Difficilmente nella storia parlamentare italiana si riesce a trovare una maggioranza più scalcinata dell’attuale. Nella prima Repubblica i governi duravano in media 11 mesi, ma il problema erano i contrasti interni alla Dc e le crisi di allora erano sostanzialmente dei rimpasti in cui cambiava anche il premier oltre a qualche ministro. Nella seconda Repubblica, i quinquenni berlusconiani o del centrosinistra sono quasi sempre giunti a scadenza naturale: le coalizioni avevano una coesione interna sufficiente a superare le inevitabili crisi, magari con l’aiutino di qualche responsabile.
In questa legislatura, invece, dove il perno è il M5s, il collante è diverso: non ideale o ideologico, ma puramente pragmatico. Evitare che vinca l’avversario. E tutto è possibile purché non si vada alle urne. Il partito di maggioranza relativa, i 5 stelle, è Spaccato verticalmente al punto che Beppe Grillo si è destato dal letargo per dare manforte a Conte, Di Maio e all’ala “governista” del movimento, quella che due anni fa doveva aprire il Parlamento come una scatoletta di tonno e invece si è sistemata nella scatoletta come un’acciuga ripiegata su sé stessa.
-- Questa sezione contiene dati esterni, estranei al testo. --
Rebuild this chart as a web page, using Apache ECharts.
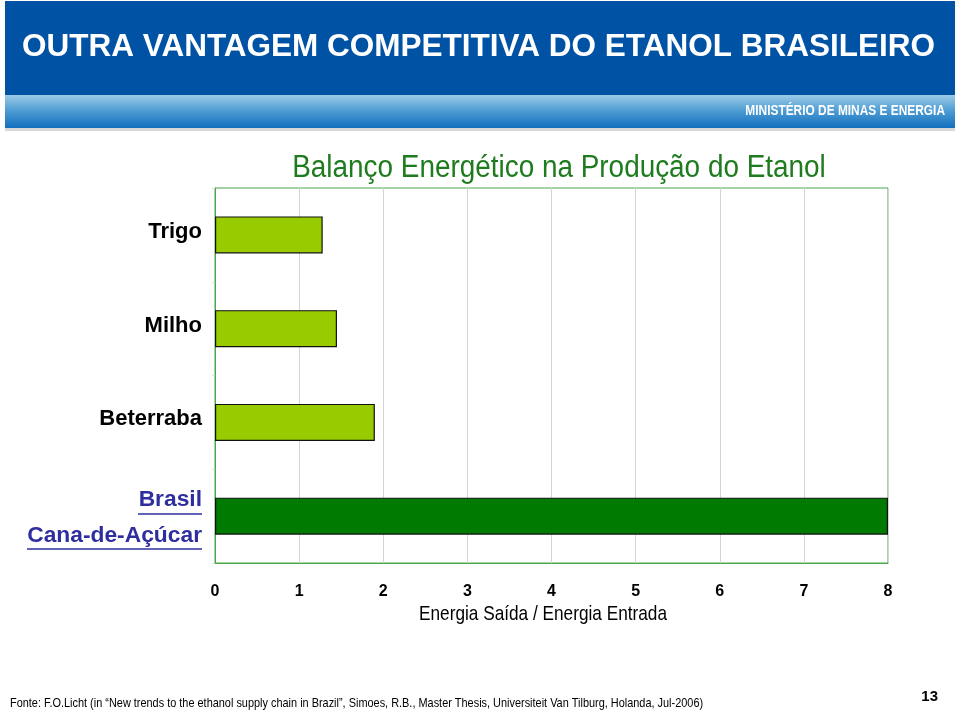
<!DOCTYPE html>
<html><head><meta charset="utf-8">
<script src="https://cdn.jsdelivr.net/npm/echarts@6/dist/echarts.min.js"></script>
<style>html,body{margin:0;padding:0;background:#fff}#c{width:960px;height:711px}</style>
</head><body><div id="c"></div>
<script>
const categories = ['Trigo', 'Milho', 'Beterraba', 'Brasil\nCana-de-Açúcar'];
const values = [1.28, 1.45, 1.9, 8.0];
const xTicks = [0, 1, 2, 3, 4, 5, 6, 7, 8];
const SANS = '"Liberation Sans", Arial, sans-serif';

const chart = echarts.init(document.getElementById('c'));
chart.setOption({
  animation: false,
  backgroundColor: '#fff',
  graphic: [
    { type: 'rect', shape: { x: 5, y: 1, width: 950, height: 94 }, style: { fill: '#0052A5' } },
    { type: 'rect', shape: { x: 5, y: 95, width: 950, height: 33 },
      style: { fill: new echarts.graphic.LinearGradient(0, 0, 0, 1, [
        { offset: 0, color: '#9CCAE6' }, { offset: 0.5, color: '#4A9AD2' }, { offset: 1, color: '#136FBE' }]) } },
    { type: 'rect', shape: { x: 5, y: 128, width: 950, height: 3 }, style: { fill: '#D8D8D8' } },
    { type: 'text', x: 22, y: 47, style: { text: 'OUTRA VANTAGEM COMPETITIVA DO ETANOL BRASILEIRO',
        fill: '#fff', font: 'bold 31.5px ' + SANS, textVerticalAlign: 'middle' } },
    { type: 'text', x: 945, y: 111, scaleX: 0.85, style: { text: 'MINISTÉRIO DE MINAS E ENERGIA', fill: '#fff',
        font: 'bold 14px ' + SANS, textAlign: 'right', textVerticalAlign: 'middle' } },
    { type: 'text', x: 559, y: 168, scaleX: 0.9, style: { text: 'Balanço Energético na Produção do Etanol',
        fill: '#1E7B1E', font: '31px ' + SANS, textAlign: 'center', textVerticalAlign: 'middle' } },
    { type: 'text', x: 543, y: 614, scaleX: 0.82, style: { text: 'Energia Saída / Energia Entrada',
        fill: '#000', font: '21px ' + SANS, textAlign: 'center', textVerticalAlign: 'middle' } },
    { type: 'line', shape: { x1: 138, y1: 514, x2: 202, y2: 514 }, style: { stroke: '#2E2E9E', lineWidth: 1.5 } },
    { type: 'line', shape: { x1: 27, y1: 549, x2: 202, y2: 549 }, style: { stroke: '#2E2E9E', lineWidth: 1.5 } },
    { type: 'text', x: 10, y: 703, scaleX: 0.84, style: { text: 'Fonte: F.O.Licht (in “New trends to the ethanol supply chain in Brazil”, Simoes, R.B., Master Thesis, Universiteit Van Tilburg, Holanda, Jul-2006)',
        fill: '#000', font: '13px ' + SANS, textVerticalAlign: 'middle' } },
    { type: 'text', x: 938, y: 697, style: { text: '13', fill: '#000', font: 'bold 15px ' + SANS,
        textAlign: 'right', textVerticalAlign: 'middle' } }
  ],
  grid: { left: 215, right: 72, top: 188, bottom: 148, show: true, borderColor: '#4CA64C', borderWidth: 1 },
  xAxis: {
    type: 'value', min: 0, max: 8, interval: 1,
    axisLine: { show: true, lineStyle: { color: '#4CA64C' } },
    axisTick: { show: false },
    axisLabel: { color: '#000', fontFamily: SANS, fontWeight: 'bold', fontSize: 16, margin: 21,
      formatter: v => xTicks.includes(v) ? String(v) : '' },
    splitLine: { show: true, lineStyle: { color: '#D4D4D4' } }
  },
  yAxis: {
    type: 'category', data: categories, inverse: true,
    axisLine: { show: true, lineStyle: { color: '#4CA64C' } },
    axisTick: { show: true, length: 3, lineStyle: { color: '#DDDDDD' } },
    axisLabel: {
      margin: 13, align: 'right',
      formatter: (v, i) => i === 3 ? '{b|' + v + '}' : '{n|' + v + '}',
      rich: { n: { color: '#000', fontFamily: SANS, fontWeight: 'bold', fontSize: 22, lineHeight: 34, padding: [0, 0, 6, 0] },
              b: { color: '#2E2E9E', fontFamily: SANS, fontWeight: 'bold', fontSize: 22.8, lineHeight: 36, padding: [3, 0, 0, 0] } }
    }
  },
  series: [{
    type: 'bar', barWidth: 37,
    data: values.map((v, i) => ({ value: v, itemStyle: { color: i === 3 ? '#007A00' : '#99CC00' } })),
    itemStyle: { borderColor: '#111', borderWidth: 1.2 }
  }]
});
</script></body></html>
Il mese prossimo le Camere saranno chiamate a pronunciarsi sul Meccanismo europeo di stabilità e lì si vedrà come il M5s riuscirà a superare la prova e se sarà in grado di essere di sostegno a Giuseppe Conte.
Anche il Pd, secondo pilastro di questo governo, mostra crescenti fibrillazioni. L’altro giorno Giorgio Gori, sindaco di Bergamo e portavoce dell’ala nordista dei democratici, ha di fatto chiesto un avvicendamento alla segreteria nazionale. Nicola Zingaretti non funziona e la preoccupazione di Gori è largamente condivisa, anche se nessuno finora ha avuto l’ardire di sfidare apertamente il leader e quindi di lanciare una manovra potenzialmente destabilizzante. Per il governo Conte, la mossa di Gori è quasi più preoccupante delle altalene interne al M5s: finora è stato proprio il Pd il puntello principale del presidente del Consiglio in nome della governabilità da garantire in una situazione di emergenza che per il Pd era cominciata l’estate scorsa, ben prima che apparisse la minaccia del Covid-19.
Da parte sua, Conte continua nella tattica del surfista: assecondare l’onda per non farsi rovesciare, scivolando da una promessa all’altra. Il segnale di Gori è soprattutto rivolto a lui: il Nord non ne può più, l’attacco diversivo alla Lombardia non ha sortito effetti, gli imprenditori ma anche i lavoratori chiedono interventi concreti dal governo e non li trovano. I soldi del Recovery Fund non arriveranno subito ma il premier si barcamena negli Stati generali salvo rinviare tutto a settembre. A quel punto l’emergenza non sarà più sanitaria ma economica e guai mandare a casa un governo in una congiuntura simile.
Si dice che Silvio Berlusconi sia pronto a intervenire con le sue truppe parlamentari a sostegno del governo, in nome della responsabilità. Difficile che ciò possa accadere proprio nelle settimane in cui Forza Italia farà campagna elettorale per le elezioni amministrative in Veneto, Liguria, Puglia, Campania a fianco di Lega e Fratelli d’Italia. Le regionali saranno un passaggio importante, tuttavia è remota l’ipotesi che una vittoria schiacciante del centrodestra possa fare cadere il governo: chi si prenderà la responsabilità di staccare la spina al Conte 2 alla vigilia di una legge di bilancio drammatica? Non lo farà neppure Matteo Renzi, che ogni giorno scatena una guerriglia di posizione arrivando a un passo dalla rottura senza però rompere mai. Qualcuno ventila le elezioni a marzo e la sortita di Gori potrebbe esserne un preludio. Ma al momento nessuno è nelle condizioni di aprire la crisi. Dunque, avanti piano, anzi pianissimo, quasi fermi.